Rafael Oyarte: Camisetazo

El transfuguismo político debilita las democracias y refleja la falta de convicciones ideológicas reales
El transfuguismo es una práctica cada vez más común (no normal) en nuestras débiles democracias. Claro que, cuando había partidos políticos más o menos en serio, es decir, con cierta consistencia ideológica, no era fácil justificar la salida de un bloque parlamentario para integrar otro o la de cambiarse de organización política para, luego, terciar en elecciones por otra.
El que lo hacía era objeto de incómodas preguntas y de cuestionamientos por parte del público en general y de la prensa en particular. Cuando la tendencia de acabar con la ‘partidocracia’ (lo que inició con Fujimori, siguió con Chávez y se diseminó por las naciones) culminó con el fin de los partidos y el surgimiento de múltiples movimientos con nombre de yogur (¿qué expresión de ideología o tendencia implican las palabras creo, avanza, alianza, somos, suma, todos, reto, etcétera?), cambiarse de color y signo, a lo sumo, se toma como darle la espalda al gerente propietario del movimiento (porque llamarlos caudillos es ser muy generoso), al que en el pasado alababan con frases de exaltación y glorificación, y que hoy olvidan para conseguir otro lugar.

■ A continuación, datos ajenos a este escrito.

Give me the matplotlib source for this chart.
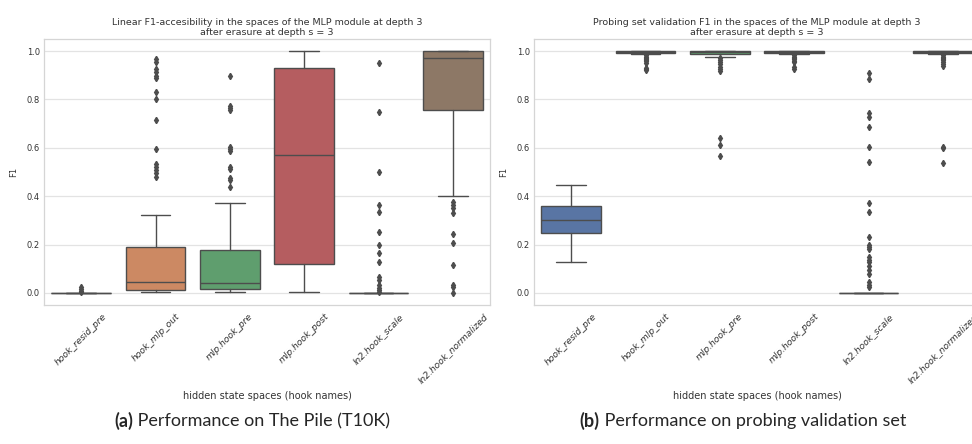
import matplotlib
matplotlib.use("Agg")
import matplotlib.pyplot as plt
import seaborn as sns

# ---------------- data ----------------
categories = ["hook_resid_pre", "hook_mlp_out", "mlp.hook_pre",
              "mlp.hook_post", "ln2.hook_scale", "ln2.hook_normalized"]

# Panel (a): Performance on The Pile (T10K)
a_q1 = [0.0, 0.011, 0.017, 0.121, 0.0, 0.757]
a_med = [0.0, 0.047, 0.041, 0.571, 0.0, 0.972]
a_q3 = [0.0, 0.188, 0.178, 0.930, 0.0, 1.0]
a_lo = [0.0, 0.003, 0.002, 0.004, 0.0, 0.402]
a_hi = [0.0, 0.322, 0.370, 1.0, 0.0, 1.0]
a_fliers = [
    [0.024, 0.018, 0.008, 0.002],
    [0.967, 0.955, 0.926, 0.912, 0.895, 0.888, 0.831, 0.802, 0.713, 0.596,
     0.533, 0.520, 0.510, 0.495, 0.480],
    [0.897, 0.774, 0.765, 0.755, 0.603, 0.595, 0.585, 0.521, 0.512, 0.475,
     0.465, 0.438],
    [],
    [0.950, 0.749, 0.498, 0.365, 0.333, 0.250, 0.200, 0.167, 0.127, 0.065,
     0.052, 0.034, 0.020, 0.010, 0.003],
    [0.374, 0.365, 0.351, 0.331, 0.245, 0.207, 0.116, 0.031, 0.025, 0.0],
]

# Panel (b): Performance on probing validation set
b_q1 = [0.249, 0.993, 0.989, 0.993, 0.0, 0.993]
b_med = [0.303, 0.998, 0.997, 0.998, 0.0, 0.998]
b_q3 = [0.358, 1.0, 1.0, 1.0, 0.0, 1.0]
b_lo = [0.127, 0.988, 0.976, 0.988, 0.0, 0.988]
b_hi = [0.445, 1.0, 1.0, 1.0, 0.0, 1.0]
b_fliers = [
    [],
    [0.982, 0.977, 0.972, 0.967, 0.962, 0.957, 0.952, 0.930, 0.925, 0.920],
    [0.970, 0.962, 0.955, 0.945, 0.935, 0.925, 0.918, 0.639, 0.612, 0.565],
    [0.982, 0.977, 0.972, 0.967, 0.960, 0.953, 0.935, 0.928],
    [0.909, 0.885, 0.745, 0.728, 0.685, 0.602, 0.540, 0.373, 0.333, 0.231,
     0.200, 0.190, 0.180, 0.150, 0.138, 0.127, 0.113, 0.096, 0.079, 0.044,
     0.034, 0.023],
    [0.982, 0.977, 0.972, 0.967, 0.962, 0.955, 0.948, 0.940, 0.605, 0.598,
     0.537],
]

titles = ["Linear F1-accesibility in the spaces of the MLP module at depth 3\nafter erasure at depth s = 3",
          "Probing set validation F1 in the spaces of the MLP module at depth 3\nafter erasure at depth s = 3"]
captions = [("(a)", " Performance on The Pile (T10K)"),
            ("(b)", " Performance on probing validation set")]
yticks = [0.0, 0.2, 0.4, 0.6, 0.8, 1.0]

# ---------------- style ----------------
sns.set_theme(style="whitegrid")
plt.rcParams["font.family"] = ["DejaVu Sans"]
palette = sns.color_palette("deep", len(categories), desat=0.75)
gray = "#4d4d4d"
lw = 1.0

fig = plt.figure(figsize=(9.72, 4.44), dpi=100)
W, H = 972.0, 444.0
ax_left_px = [44, 534]
ax_w_px = 446
ax_top_px, ax_bot_px = 39, 305

panels = [
    (a_q1, a_med, a_q3, a_lo, a_hi, a_fliers),
    (b_q1, b_med, b_q3, b_lo, b_hi, b_fliers),
]

for i, (q1, med, q3, lo, hi, fl) in enumerate(panels):
    ax = fig.add_axes([ax_left_px[i] / W, 1 - ax_bot_px / H,
                       ax_w_px / W, (ax_bot_px - ax_top_px) / H])
    stats = []
    for j, c in enumerate(categories):
        stats.append(dict(label=c, q1=q1[j], med=med[j], q3=q3[j],
                          whislo=lo[j], whishi=hi[j], fliers=fl[j]))
    bp = ax.bxp(stats, positions=range(len(categories)), widths=0.8,
                patch_artist=True, showfliers=True,
                boxprops=dict(edgecolor=gray, linewidth=lw),
                medianprops=dict(color=gray, linewidth=lw),
                whiskerprops=dict(color=gray, linewidth=lw),
                capprops=dict(color=gray, linewidth=lw),
                flierprops=dict(marker="d", markersize=3.2,
                                markerfacecolor=gray, markeredgecolor=gray,
                                linestyle="none"))
    for j, patch in enumerate(bp["boxes"]):
        patch.set_facecolor(palette[j])
    ax.set_xlim(-0.5, len(categories) - 0.5)
    ax.set_ylim(-0.05, 1.05)
    ax.set_yticks(yticks)
    ax.set_yticklabels([f"{t:.1f}" for t in yticks], fontsize=6, color="#333333")
    ax.set_xticks(range(len(categories)))
    ax.set_xticklabels(categories, rotation=45, fontsize=6.6, color="#333333",
                       fontstyle="italic")
    ax.tick_params(axis="both", length=0, pad=3)
    ax.tick_params(axis="x", pad=5)
    ax.grid(axis="x", visible=False)
    ax.grid(axis="y", color="#e3e3e3", linewidth=0.9)
    for s in ax.spines.values():
        s.set_color("#d5d5d5")
        s.set_linewidth(0.9)
    ax.set_ylabel("F1", fontsize=6, color="#333333", labelpad=6)
    ax.set_xlabel("hidden state spaces (hook names)", fontsize=7,
                  color="#333333", labelpad=4)
    ax.set_title(titles[i], fontsize=6.8, color="#333333", pad=3,
                 linespacing=1.1)

# captions, centred under each panel
renderer = fig.canvas.get_renderer()
cap_center = [252, 743]
cap_y = 1 - 421 / H
for i, (bold, rest) in enumerate(captions):
    t1 = fig.text(0, cap_y, bold, fontsize=13, fontweight="bold",
                  ha="left", va="center", family=["Lato", "DejaVu Sans"])
    t2 = fig.text(0, cap_y, rest, fontsize=13, ha="left", va="center",
                  family=["Lato", "DejaVu Sans"])
    w1 = t1.get_window_extent(renderer).width
    w2 = t2.get_window_extent(renderer).width
    x0 = cap_center[i] - (w1 + w2) / 2
    t1.set_x(x0 / W)
    t2.set_x((x0 + w1) / W)

fig.savefig("out.png", dpi=100)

Si a eso se suma el hecho de que, antes, criticaban al que hoy honran, para lograr ese puesto, para sí o para algún familiar, ya no solo se pone en duda al que zigzaguea sino al que lo pone.
Alguien se preguntará con qué sangre en la cara alguien que ayer se postraba ante su líder máximo, hoy no solo que le da la espalda, sino que, con la misma cara, tiene que repetir las mismas loas, pero a su nuevo líder.
El ejemplo que se le da a las generaciones venideras ya no es solo que callar es mejor, por ahora ya ni siquiera se es esclavo de lo que se dice. Esto es culpa de los mismos líderes que hoy se quejan o se benefician (o favorecen) a los tránsfugas, porque se pretende que una democracia dependa de lealtades e incluso a simpatías personales, y no a las convicciones políticas que nos unen o separan a las personas (de lo que ni siquiera depende una buena amistad, en la que la discrepancia la alimenta y fortalece).
Por eso estos líderes que buscan lealtades personales las terminan perdiendo e, incluso, demoliendo lo que, para bien o para mal, hicieron. No es la soledad del poder, entonces, lo que se observa, si no la inevitable autodestrucción del mismo líder.